The Bush loyalists are already defending this absence of God's name in the Proclamation. 'The Bush-bashing media want to make him look bad.' 'The media hate Bush'. Or this old cliche is hauled out to defend him: 'He's the President of all the people, not just Christians!' 'We're a diverse country now, and we have to include the Muslims, the Hindus, the Jewish Americans, the Wiccans, the Zoroastrians, and the Sikhs and the Buddhists.'
Such is the state of a diverse America; we cannot express our thanks to our God too freely for fear of offending, and being declared 'insensitive' and intolerant.
And so the America that we grew up in vanishes, bit by bit.
Just for a comparison, by the way, in 2001, President Bush mentioned God by name 6 times, and mentions 'One greater than ourselves' once.
So what will our Thanksgiving Proclamation look like 5 years from now?
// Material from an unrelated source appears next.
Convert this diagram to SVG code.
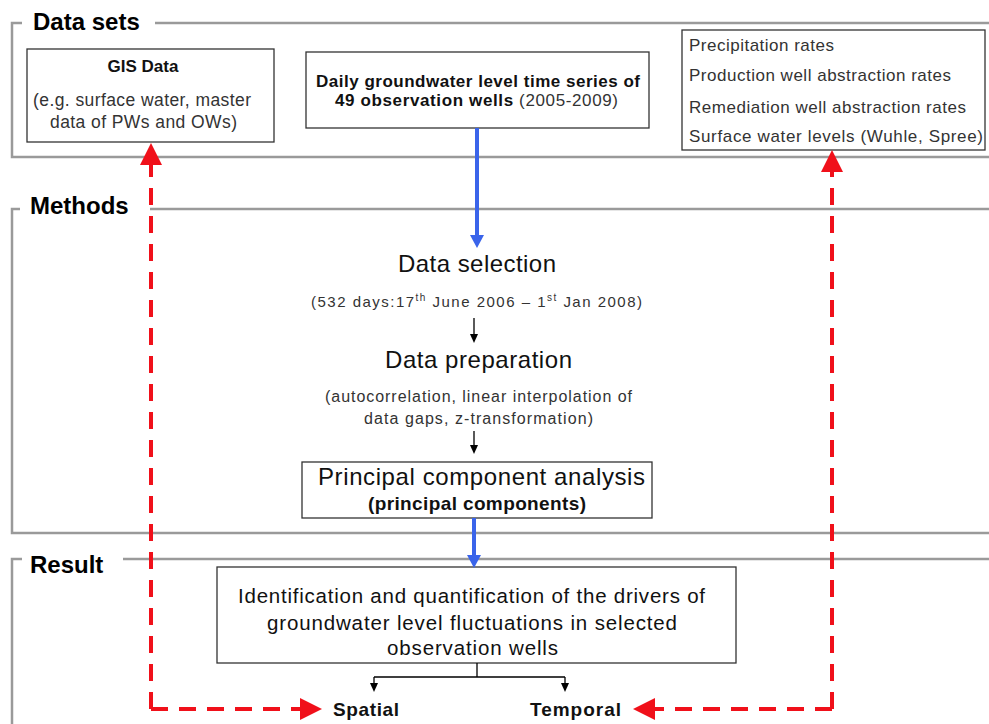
<svg xmlns="http://www.w3.org/2000/svg" width="989" height="724" viewBox="0 0 989 724">
<defs>
<style>
text{font-family:"Liberation Sans",Arial,sans-serif;fill:#111}
.title{font-size:24px;font-weight:bold;fill:#000}
.bold{font-weight:bold}
.sub{fill:#333}
.frame{fill:none;stroke:#9a9a9a;stroke-width:2.5}
.box{fill:#fff;stroke:#333;stroke-width:1.3}
.blue{stroke:#3a64ea;stroke-width:4;fill:none}
.black{stroke:#000;stroke-width:1.3;fill:none}
.red{stroke:#f0101a;stroke-width:4;fill:none;stroke-dasharray:17 11}
</style>
<marker id="mBlue" markerUnits="userSpaceOnUse" markerWidth="14" markerHeight="14" refX="0" refY="7" orient="auto" viewBox="0 0 14 14">
<path d="M0,0 L13,7 L0,14 z" fill="#3a64ea"/>
</marker>
<marker id="mBlack" markerUnits="userSpaceOnUse" markerWidth="9" markerHeight="8" refX="0" refY="4" orient="auto" viewBox="0 0 9 8">
<path d="M0,0 L9,4 L0,8 z" fill="#000"/>
</marker>
<marker id="mRed" markerUnits="userSpaceOnUse" markerWidth="23" markerHeight="22" refX="0" refY="11" orient="auto" viewBox="0 0 23 22">
<path d="M0,0 L22,11 L0,22 z" fill="#f0101a"/>
</marker>
</defs>
<rect width="989" height="724" fill="#fff"/>

<g id="frames">
<path class="frame" d="M22,23 H12 V157 H989 M155,23 H989"/>
<path class="frame" d="M20,209 H12 V533 H989 M150,209 H989"/>
<path class="frame" d="M22,559 H12 V724 M123,559 H989"/>
<text class="title" x="33" y="30">Data sets</text>
<text class="title" x="30" y="214">Methods</text>
<text class="title" x="30" y="573">Result</text>
</g>

<g id="gis">
<rect class="box" x="27" y="49" width="247" height="93"/>
<text class="bold" x="143" y="72" font-size="17" text-anchor="middle">GIS Data</text>
<text class="sub" x="33" y="106" font-size="17.5" textLength="218" lengthAdjust="spacing">(e.g. surface water, master</text>
<text class="sub" x="50" y="128" font-size="17.5" textLength="187" lengthAdjust="spacing">data of PWs and OWs)</text>
</g>

<g id="daily">
<rect class="box" x="306" y="52" width="343" height="76"/>
<text class="bold" x="316" y="87" font-size="17" textLength="324" lengthAdjust="spacing">Daily groundwater level time series of</text>
<text x="335" y="106" font-size="17" textLength="283" lengthAdjust="spacing"><tspan class="bold">49 observation wells </tspan><tspan class="sub">(2005-2009)</tspan></text>
</g>

<g id="drivers-data">
<rect class="box" x="682" y="30" width="303" height="120"/>
<text class="sub" x="689" y="51" font-size="17" textLength="145" lengthAdjust="spacing">Precipitation rates</text>
<text class="sub" x="689" y="81" font-size="17" textLength="262" lengthAdjust="spacing">Production well abstraction rates</text>
<text class="sub" x="689" y="113" font-size="17" textLength="277" lengthAdjust="spacing">Remediation well abstraction rates</text>
<text class="sub" x="689" y="142" font-size="17" textLength="294" lengthAdjust="spacing">Surface water levels (Wuhle, Spree)</text>
</g>

<g id="selection">
<text x="398" y="272" font-size="24" textLength="158" lengthAdjust="spacing">Data selection</text>
<text class="sub" x="311" y="307" font-size="15" textLength="331" lengthAdjust="spacing">(532 days:17<tspan font-size="10" dy="-6">th</tspan><tspan dy="6"> June 2006 – 1</tspan><tspan font-size="10" dy="-6">st</tspan><tspan dy="6"> Jan 2008)</tspan></text>
</g>

<g id="preparation">
<text x="385" y="368" font-size="24" textLength="187" lengthAdjust="spacing">Data preparation</text>
<text class="sub" x="325" y="402" font-size="16" textLength="307" lengthAdjust="spacing">(autocorrelation, linear interpolation of</text>
<text class="sub" x="364" y="424" font-size="16" textLength="229" lengthAdjust="spacing">data gaps, z-transformation)</text>
</g>

<g id="pca">
<rect class="box" x="302" y="462" width="350" height="56"/>
<text x="318" y="485" font-size="24" textLength="327" lengthAdjust="spacing">Principal component analysis</text>
<text class="bold" x="368" y="510" font-size="19" textLength="218" lengthAdjust="spacing">(principal components)</text>
</g>

<g id="result">
<rect class="box" x="217" y="567" width="519" height="96"/>
<text x="238" y="603" font-size="20.5" textLength="467" lengthAdjust="spacing">Identification and quantification of the drivers of</text>
<text x="267" y="630" font-size="20.5" textLength="410" lengthAdjust="spacing">groundwater level fluctuations in selected</text>
<text x="387" y="655" font-size="20.5" textLength="171" lengthAdjust="spacing">observation wells</text>
</g>

<g id="spatial">
<text class="bold" x="333" y="716" font-size="19" textLength="66" lengthAdjust="spacing">Spatial</text>
</g>
<g id="temporal">
<text class="bold" x="530" y="716" font-size="19" textLength="91" lengthAdjust="spacing">Temporal</text>
</g>

<g id="connectors">
<path class="blue" d="M477,128 V235" marker-end="url(#mBlue)"/>
<path class="blue" d="M474,518 V555" marker-end="url(#mBlue)"/>
<path class="black" d="M474,318 V334" marker-end="url(#mBlack)"/>
<path class="black" d="M474,431 V445" marker-end="url(#mBlack)"/>
<path class="black" d="M477,663 V677 M374,677 H565"/>
<path class="black" d="M374,677 V683" marker-end="url(#mBlack)"/>
<path class="black" d="M565,677 V683" marker-end="url(#mBlack)"/>
<path class="red" d="M151,709 V165" marker-end="url(#mRed)"/>
<path class="red" d="M151,709 H300" marker-end="url(#mRed)"/>
<path class="red" d="M832,709 V172" marker-end="url(#mRed)"/>
<path class="red" d="M832,709 H655" marker-end="url(#mRed)"/>
</g>
</svg>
Will we even be allowed a reference to Heaven, or is that too Christian and not inclusive enough? Come to think of it, Heaven is not an all-inclusive place; some will be excluded and that's just too politically incorrect, isn't it?
How soon before we hear the mention of Allah in our Thanksgiving Proclamation? Or shall we just mention some impersonal 'Force', in New Age/Star Wars style?
I suppose our giving of thanks to Almighty God will become strictly a private thing, to be confined only to church services and private family gatherings.
My Puritan/Pilgrim ancestors, and my French Huguenot ancestors came to this land for the express purpose of worshiping God freely and without hindrance.
How sad that their descendants are now living in a society in which mentions of God are becoming unacceptable.
And how sad that the unity we once possessed, coming from a common heritage and culture, is now a thing of the past, and that by design, not by accident.
But as long as we here in the fragmented America of 2006 still possess the right to thank God openly, I do so.
And to echo the words of the 1777 Proclamation,
God Save the United States of America!